**Short task:**
Your output is the lines from the first one to the one containing "plt.rcParams['font.family'] = ['Liberation", repeated exactly, with images left out.

-- START Collected material --

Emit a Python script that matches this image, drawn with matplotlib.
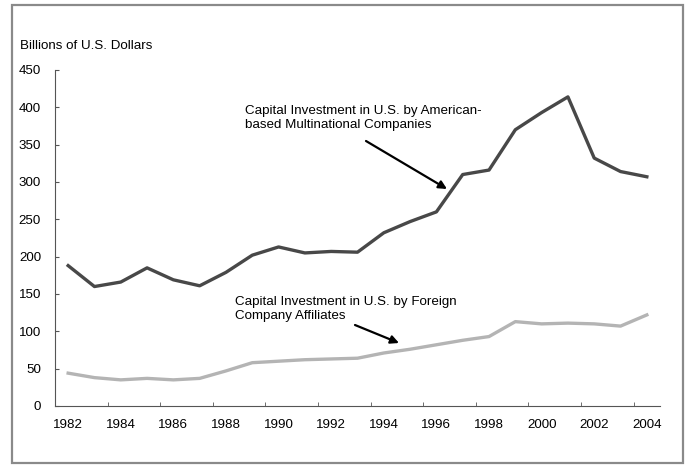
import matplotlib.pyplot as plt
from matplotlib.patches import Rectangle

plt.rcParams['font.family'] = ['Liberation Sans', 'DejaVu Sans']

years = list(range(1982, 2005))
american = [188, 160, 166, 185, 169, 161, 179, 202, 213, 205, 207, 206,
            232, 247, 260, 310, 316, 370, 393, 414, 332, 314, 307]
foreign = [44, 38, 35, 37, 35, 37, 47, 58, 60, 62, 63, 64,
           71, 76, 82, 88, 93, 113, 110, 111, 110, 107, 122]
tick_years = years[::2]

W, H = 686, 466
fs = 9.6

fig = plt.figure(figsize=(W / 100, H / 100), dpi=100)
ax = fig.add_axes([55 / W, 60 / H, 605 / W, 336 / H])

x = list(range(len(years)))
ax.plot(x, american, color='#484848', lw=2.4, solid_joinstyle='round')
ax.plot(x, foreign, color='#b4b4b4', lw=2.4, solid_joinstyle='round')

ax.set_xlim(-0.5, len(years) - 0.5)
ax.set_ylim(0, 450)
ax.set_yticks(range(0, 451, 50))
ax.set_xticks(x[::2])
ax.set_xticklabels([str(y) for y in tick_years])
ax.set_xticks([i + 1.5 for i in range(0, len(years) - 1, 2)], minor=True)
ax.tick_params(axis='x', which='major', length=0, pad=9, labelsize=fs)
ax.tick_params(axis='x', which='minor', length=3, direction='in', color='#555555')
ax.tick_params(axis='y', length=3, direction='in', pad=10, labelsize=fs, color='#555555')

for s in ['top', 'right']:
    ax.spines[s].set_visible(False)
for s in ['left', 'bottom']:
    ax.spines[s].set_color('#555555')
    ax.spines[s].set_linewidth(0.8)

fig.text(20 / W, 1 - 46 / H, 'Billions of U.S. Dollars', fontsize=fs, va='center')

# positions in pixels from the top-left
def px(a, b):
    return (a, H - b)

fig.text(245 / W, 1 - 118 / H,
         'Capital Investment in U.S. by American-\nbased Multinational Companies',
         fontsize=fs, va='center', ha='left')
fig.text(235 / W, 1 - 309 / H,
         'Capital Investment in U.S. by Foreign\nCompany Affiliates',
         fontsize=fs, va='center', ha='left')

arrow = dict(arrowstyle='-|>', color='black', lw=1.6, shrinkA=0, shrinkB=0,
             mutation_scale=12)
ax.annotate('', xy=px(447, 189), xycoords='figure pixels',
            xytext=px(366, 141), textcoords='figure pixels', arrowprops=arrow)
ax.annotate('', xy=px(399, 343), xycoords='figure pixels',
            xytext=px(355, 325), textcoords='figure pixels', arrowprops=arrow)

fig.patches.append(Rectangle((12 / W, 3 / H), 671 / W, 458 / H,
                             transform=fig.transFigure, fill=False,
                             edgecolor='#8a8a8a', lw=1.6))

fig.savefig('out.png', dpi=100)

-- END Collected material --

**Response below:**
Emit a Python script that matches this image, drawn with matplotlib.
import matplotlib.pyplot as plt
from matplotlib.patches import Rectangle

plt.rcParams['font.family'] = ['Liberation Sans', 'DejaVu Sans']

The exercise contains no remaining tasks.